PROBLEM STATEMENT: Your task is to repeat the lines from the line with "Write the Apache ECharts code for this chart." to the line with "const BLUE = '#0000ff', MAG = '#ff00ff';", both ends included, and nothing else. Pictures stay out of the copy.

═════ THE RECORDS ═════

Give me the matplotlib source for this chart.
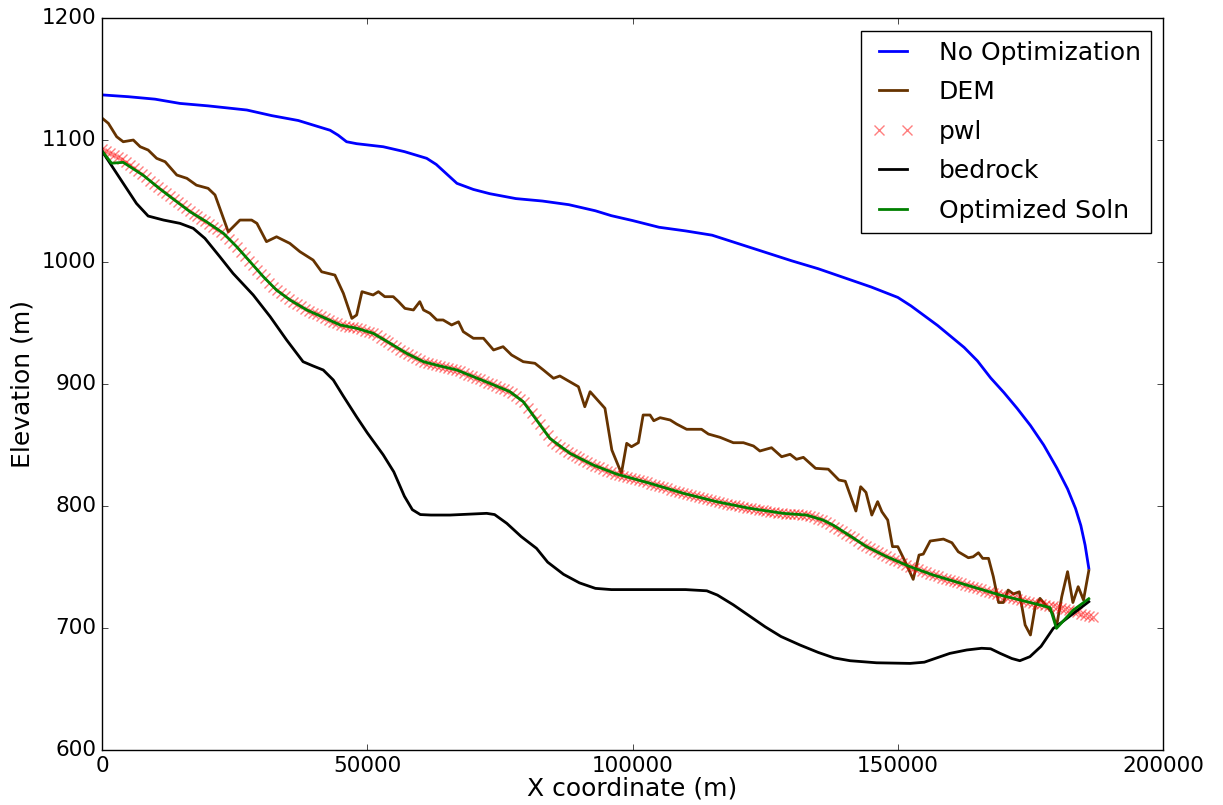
import numpy as np
import matplotlib
matplotlib.use("Agg")
import matplotlib.pyplot as plt

plt.style.use("classic")

# ---------------- data (x in metres, elevation in metres) ----------------
noopt_x = [0, 5000, 10000, 14700, 20000, 27300, 32000, 37000, 43000, 44500, 46100, 48000,
           53000, 57000, 61200, 63000, 66900, 70000, 73100, 78000, 83000, 88000, 93000,
           96000, 100000, 105000, 110000, 115000, 120000, 125000, 130000, 135000, 140000,
           145000, 150000, 152500, 155000, 157500, 160000, 162500, 165000, 167500, 170000,
           172500, 175000, 177500, 180000, 182000, 183500, 184500, 185300, 186000]
noopt_y = [1137, 1135.5, 1133.5, 1130, 1128, 1124.6, 1120, 1116, 1108, 1104, 1098.6, 1097,
           1094.5, 1090.5, 1085, 1080, 1064.5, 1059.5, 1056, 1052, 1050, 1047, 1042,
           1038, 1034, 1028.5, 1025.5, 1022, 1015, 1008, 1001, 994.5, 987,
           979.5, 971, 964, 956, 948, 939, 930, 919, 905, 893,
           880, 866, 850, 831, 814, 798, 784, 768, 749]

dem_x = [0, 1200, 2770, 4000, 5900, 7200, 8700, 10300, 11900, 14100, 16000, 17800, 20000,
         21300, 23800, 26000, 28200, 29200, 31000, 32900, 35400, 37300, 39800, 41400, 43900,
         45500, 47100, 48000, 49000, 51100, 52100, 53300, 54900, 55900, 57100, 58700, 59900,
         60600, 61800, 63100, 64300, 65900, 67200, 68100, 70000, 71900, 73800, 75600, 77200,
         79400, 81600, 83200, 85100, 86300, 89800, 91000, 92000, 94800, 96100, 97900, 98900,
         99800, 101100, 102000, 103300, 104000, 105200, 107100, 108300, 110200, 113000,
         114300, 116500, 119000, 120900, 122800, 124000, 126200, 128100, 129700, 130900,
         132200, 134500, 136900, 138900, 140100, 141600, 142100, 143000, 144000, 145100,
         146200, 147000, 148100, 149000, 150000, 151400, 152900, 154000, 154800, 156100,
         158600, 160200, 161400, 163300, 164200, 165200, 166000, 167100, 168000, 169000,
         169900, 170800, 171800, 172900, 174000, 175000, 175900, 176800, 178100, 179200,
         179900, 180900, 182000, 183000, 184000, 185000, 186000]
dem_y = [1118, 1113.7, 1102.7, 1098.6, 1100, 1094.5, 1091.8, 1085, 1082.2, 1071.3, 1068.6,
         1063, 1060.4, 1055, 1024.8, 1034.4, 1034.4, 1031.7, 1016.7, 1020.7, 1015.3, 1008.5,
         1001.6, 992, 989.3, 974.3, 953.8, 956.6, 975.7, 973, 975.7, 971.6, 971.6, 967.5,
         962, 960.7, 967.5, 960.7, 958, 952.5, 952.5, 948.4, 951, 942.9, 937.5, 937.5,
         927.9, 930.6, 923.8, 918.3, 917, 911.5, 904.7, 906.6, 897.8, 881.4, 893.7, 880.1,
         845.9, 826.8, 851.4, 848.6, 851.9, 874.6, 874.6, 869.9, 872.4, 870.5, 867.2,
         862.9, 862.9, 859, 856.3, 851.9, 851.9, 849.2, 845.1, 847.8, 840.4, 842.4, 838.3,
         839.9, 830.9, 830.2, 821.3, 820.3, 802.2, 795.9, 815.8, 811.2, 792.6, 803.6,
         795.3, 788.5, 766.7, 766.7, 754.3, 739.9, 759.8, 760.6, 771.3, 772.9, 769.9,
         762.5, 757.6, 758.4, 761.7, 757.1, 757.1, 742.2, 720.9, 720.9, 731.1, 727.9,
         729.7, 702.5, 694.3, 717.5, 724.3, 717.5, 712, 701, 725.7, 746.2, 720.9, 733.9,
         723, 747]

pwl_x = np.arange(250) * 750.0
pwl_y = [1093, 1091.2, 1089.4, 1087.7, 1085.9, 1084.1, 1082.3, 1079.9, 1077.3, 1074.7,
         1072.0, 1069.4, 1066.7, 1064.1, 1061.4, 1058.8, 1056.4, 1053.9, 1051.4, 1048.9,
         1046.4, 1044.0, 1041.5, 1039.5, 1037.5, 1035.5, 1033.5, 1031.4, 1029.1, 1026.9,
         1024.7, 1022.0, 1018.7, 1015.4, 1012.0, 1008.4, 1004.7, 1001.0, 997.3, 993.7,
         990.0, 986.5, 983.2, 979.9, 976.7, 974.3, 971.9, 969.5, 967.4, 965.5,
         963.6, 961.6, 959.9, 958.5, 957.0, 955.6, 954.1, 952.6, 951.2, 949.7,
         948.3, 947.7, 947.0, 946.4, 945.7, 944.7, 943.7, 942.7, 941.7, 939.9,
         938.0, 936.1, 934.2, 932.2, 930.2, 928.2, 926.3, 924.4, 922.8, 921.2,
         919.6, 918.1, 917.3, 916.4, 915.6, 914.8, 914.0, 913.2, 912.4, 911.7,
         910.4, 909.1, 907.8, 906.4, 905.1, 903.8, 902.5, 901.2, 899.9, 898.5,
         897.1, 895.8, 894.4, 892.6, 890.1, 887.6, 884.9, 880.4, 875.9, 871.4,
         866.9, 862.4, 857.9, 853.3, 850.8, 848.5, 846.5, 844.5, 842.5, 840.9,
         839.3, 837.6, 836.0, 834.4, 832.9, 831.7, 830.4, 829.1, 827.9, 826.6,
         825.6, 824.7, 823.8, 822.9, 822.0, 821.1, 820.2, 819.3, 818.3, 817.4,
         816.4, 815.4, 814.4, 813.5, 812.5, 811.5, 810.5, 809.7, 808.9, 808.0,
         807.2, 806.4, 805.6, 804.8, 803.9, 803.2, 802.5, 801.9, 801.2, 800.6,
         799.9, 799.3, 798.6, 798.0, 797.5, 797.0, 796.5, 796.0, 795.5, 795.1,
         794.6, 794.1, 793.8, 793.6, 793.3, 793.1, 792.9, 792.6, 791.7, 790.7,
         789.7, 788.7, 787.0, 785.1, 783.2, 781.3, 779.3, 777.4, 775.5, 773.4,
         771.2, 769.1, 767.0, 765.3, 763.7, 762.1, 760.4, 758.8, 757.4, 756.0,
         754.6, 753.2, 751.8, 750.4, 749.2, 748.0, 746.8, 745.6, 744.5, 743.3,
         742.4, 741.4, 740.4, 739.4, 738.4, 737.5, 736.5, 735.5, 734.5, 733.6,
         732.6, 731.6, 730.6, 729.6, 728.7, 727.7, 726.8, 726.0, 725.2, 724.4,
         723.5, 722.7, 721.9, 721.1, 720.3, 719.8, 719.3, 718.8, 718.3, 717.8,
         717.3, 716.4, 715.5, 714.6, 713.7, 712.8, 711.9, 711.0, 710.1, 709.3]

bed_x = [0, 4000, 6500, 8700, 11600, 14700, 17200, 19400, 22200, 24700, 28500, 31700,
         34800, 37900, 39800, 41700, 43600, 45500, 48000, 50000, 53000, 55000, 57000,
         58500, 60000, 62000, 65600, 72500, 74000, 76300, 79000, 81900, 84000, 87000,
         90000, 93000, 96000, 100000, 105000, 110000, 114000, 116000, 119000, 122000,
         125000, 128000, 131600, 135000, 138000, 141000, 146000, 152300, 155000, 157000,
         159800, 163000, 165800, 167500, 169300, 171500, 173000, 174900, 177000, 179300,
         181000, 183100, 186000]
bed_y = [1091, 1064.5, 1048, 1037.7, 1034.4, 1031.7, 1027.6, 1019.4, 1004.4, 990.7, 973,
         955.2, 936.1, 918.3, 914.8, 911.5, 903.3, 890, 873, 860, 842, 828, 808,
         797, 793, 792.6, 792.6, 794, 793, 785.8, 775, 765.3, 754, 744,
         737, 732.5, 731.5, 731.5, 731.5, 731.5, 730.5, 727, 719, 710,
         701, 693, 686, 680, 675.5, 673.2, 671.5, 671, 672, 675,
         679.2, 682, 683.4, 683, 679.2, 675, 673.2, 676.5, 685, 699.7,
         705, 712, 721.6]

opt_x = [0, 1800, 4000, 7800, 10900, 14100, 16600, 19700, 22900, 25400, 27900, 30400,
         32900, 35400, 38600, 41700, 44900, 48000, 51100, 54300, 57400, 60600, 63700,
         66900, 70000, 73100, 76900, 79400, 81900, 84400, 88200, 92600, 97000, 103300,
         109600, 115900, 122100, 128400, 132800, 135900, 137800, 141000, 144100, 147900,
         152300, 156700, 163000, 169300, 175600, 178700, 179900, 183100, 186000]
opt_y = [1091, 1081, 1081.7, 1071, 1060, 1049.4, 1041.2, 1033, 1023.5, 1012.5, 1000.3, 988,
         977, 969, 960.7, 954.7, 948.4, 945.7, 941.6, 933.4, 925.2, 918.3, 914.8,
         911.5, 906, 900.6, 893.7, 885.5, 870.5, 855.5, 843.2, 833.6, 826.2, 818.6,
         810.4, 803.5, 798.1, 794, 792.6, 788.5, 784.4, 775.5, 766.7, 758.5,
         750.3, 743.4, 735.2, 727, 720.2, 716.7, 699.7, 714.8, 724]

# ---------------- figure ----------------
fig = plt.figure(figsize=(12.23, 8.05), dpi=100, facecolor="white")
ax = fig.add_axes([0.0834, 0.0683, 0.8676, 0.9093])
ax.set_facecolor("white")

ax.plot(noopt_x, noopt_y, color="b", lw=2, label="No Optimization")
ax.plot(dem_x, dem_y, color="#663300", lw=2, label="DEM")
ax.plot(pwl_x, pwl_y, "x", color="r", alpha=0.5, ms=7, mew=1, label="pwl")
ax.plot(bed_x, bed_y, color="k", lw=2, label="bedrock")
ax.plot(opt_x, opt_y, color="g", lw=2, label="Optimized Soln")

ax.set_xlim(0, 200000)
ax.set_ylim(600, 1200)
ax.set_xticks([0, 50000, 100000, 150000, 200000])
ax.set_yticks(np.arange(600, 1201, 100))
ax.tick_params(labelsize=15.5)
ax.set_xlabel("X coordinate (m)", fontsize=18, labelpad=1)
ax.set_ylabel("Elevation (m)", fontsize=18, labelpad=5)

leg = ax.legend(loc="upper right", fontsize=18, numpoints=2, handlelength=1.75,
                handletextpad=0.95, borderaxespad=0.5, labelspacing=0.62)
leg.get_frame().set_edgecolor("black")

fig.savefig("out.png", dpi=100, facecolor="white")
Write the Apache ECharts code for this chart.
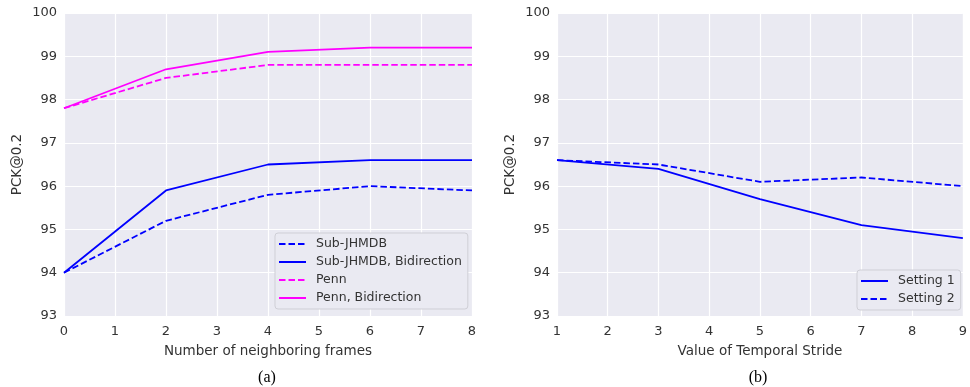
<!DOCTYPE html>
<html><head><meta charset="utf-8">
<script src="https://cdn.jsdelivr.net/npm/echarts@6/dist/echarts.min.js"></script>
<style>html,body{margin:0;padding:0;background:#fff}#c{width:970px;height:387px}</style>
</head><body><div id="c"></div>
<script>
const framesX = [0, 2, 4, 6, 8];
const subJhmdb = [94.0, 95.2, 95.8, 96.0, 95.9];
const subJhmdbBi = [94.0, 95.9, 96.5, 96.6, 96.6];
const penn = [97.8, 98.5, 98.8, 98.8, 98.8];
const pennBi = [97.8, 98.7, 99.1, 99.2, 99.2];
const strideX = [1, 3, 5, 7, 9];
const setting1 = [96.6, 96.4, 95.7, 95.1, 94.8];
const setting2 = [96.6, 96.5, 96.1, 96.2, 96.0];

const pairs = (xs, ys) => xs.map((x, i) => [x, ys[i]]);
const font = 'DejaVu Sans';
const dash = [6.5, 3];
const BLUE = '#0000ff', MAG = '#ff00ff';

function xAx(idx, min, max, name) {
  return {
    type: 'value', gridIndex: idx, min: min, max: max, interval: 1,
    name: name, nameLocation: 'middle', nameGap: 28,
    nameTextStyle: {fontFamily: font, fontSize: 13.5, color: '#333'},
    axisLine: {show: false}, axisTick: {show: false},
    axisLabel: {fontFamily: font, fontSize: 13, color: '#333', margin: 9},
    splitLine: {lineStyle: {color: '#ffffff', width: 1.2}}
  };
}
function yAx(idx) {
  return {
    type: 'value', gridIndex: idx, min: 93, max: 100, interval: 1,
    name: 'PCK@0.2', nameLocation: 'middle', nameGap: 40,
    nameTextStyle: {fontFamily: font, fontSize: 13.5, color: '#333'},
    axisLine: {show: false}, axisTick: {show: false},
    axisLabel: {fontFamily: font, fontSize: 13, color: '#333', margin: 7},
    splitLine: {lineStyle: {color: '#ffffff', width: 1.2}}
  };
}
function ser(name, xi, data, color, type) {
  return {
    name: name, type: 'line', xAxisIndex: xi, yAxisIndex: xi,
    data: data, showSymbol: false, symbol: 'none', animation: false,
    lineStyle: {color: color, width: 1.8, type: type},
    itemStyle: {color: color}
  };
}
const legendCommon = {
  orient: 'vertical', itemWidth: 27, itemHeight: 10, itemGap: 4,
  backgroundColor: '#eaeaf2', borderColor: '#cfcfd6', borderWidth: 1, borderRadius: 3,
  padding: [4, 6, 4, 3],
  itemStyle: {opacity: 0},
  textStyle: {fontFamily: font, fontSize: 12.5, color: '#333', lineHeight: 14, padding: [0, 0, 0, 5]}
};
const chart = echarts.init(document.getElementById('c'));
chart.setOption({
  animation: false,
  backgroundColor: '#ffffff',
  title: [
    {text: '(a)', left: 262, top: 365, textAlign: 'center',
     textStyle: {fontFamily: 'Liberation Serif', fontSize: 16, fontWeight: 'normal', color: '#000'}},
    {text: '(b)', left: 753, top: 365, textAlign: 'center',
     textStyle: {fontFamily: 'Liberation Serif', fontSize: 16, fontWeight: 'normal', color: '#000'}}
  ],
  grid: [
    {left: 64, top: 13, width: 408, height: 303, show: true, backgroundColor: '#eaeaf2', borderWidth: 0},
    {left: 557, top: 13, width: 408, height: 303, show: true, backgroundColor: '#eaeaf2', borderWidth: 0}
  ],
  xAxis: [xAx(0, 0, 8, 'Number of neighboring frames'), xAx(1, 1, 9, 'Value of Temporal Stride')],
  yAxis: [yAx(0), yAx(1)],
  legend: [
    Object.assign({}, legendCommon, {left: 275, top: 233,
      data: ['Sub-JHMDB', 'Sub-JHMDB, Bidirection', 'Penn', 'Penn, Bidirection']}),
    Object.assign({}, legendCommon, {left: 857, top: 270,
      data: ['Setting 1', 'Setting 2']})
  ],
  series: [
    ser('Sub-JHMDB', 0, pairs(framesX, subJhmdb), BLUE, dash),
    ser('Sub-JHMDB, Bidirection', 0, pairs(framesX, subJhmdbBi), BLUE, 'solid'),
    ser('Penn', 0, pairs(framesX, penn), MAG, dash),
    ser('Penn, Bidirection', 0, pairs(framesX, pennBi), MAG, 'solid'),
    ser('Setting 1', 1, pairs(strideX, setting1), BLUE, 'solid'),
    ser('Setting 2', 1, pairs(strideX, setting2), BLUE, dash)
  ]
});
</script></body></html>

═════

PROBLEM SOLUTION:
Write the Apache ECharts code for this chart.
<!DOCTYPE html>
<html><head><meta charset="utf-8">
<script src="https://cdn.jsdelivr.net/npm/echarts@6/dist/echarts.min.js"></script>
<style>html,body{margin:0;padding:0;background:#fff}#c{width:970px;height:387px}</style>
</head><body><div id="c"></div>
<script>
const framesX = [0, 2, 4, 6, 8];
const subJhmdb = [94.0, 95.2, 95.8, 96.0, 95.9];
const subJhmdbBi = [94.0, 95.9, 96.5, 96.6, 96.6];
const penn = [97.8, 98.5, 98.8, 98.8, 98.8];
const pennBi = [97.8, 98.7, 99.1, 99.2, 99.2];
const strideX = [1, 3, 5, 7, 9];
const setting1 = [96.6, 96.4, 95.7, 95.1, 94.8];
const setting2 = [96.6, 96.5, 96.1, 96.2, 96.0];

const pairs = (xs, ys) => xs.map((x, i) => [x, ys[i]]);
const font = 'DejaVu Sans';
const dash = [6.5, 3];
const BLUE = '#0000ff', MAG = '#ff00ff';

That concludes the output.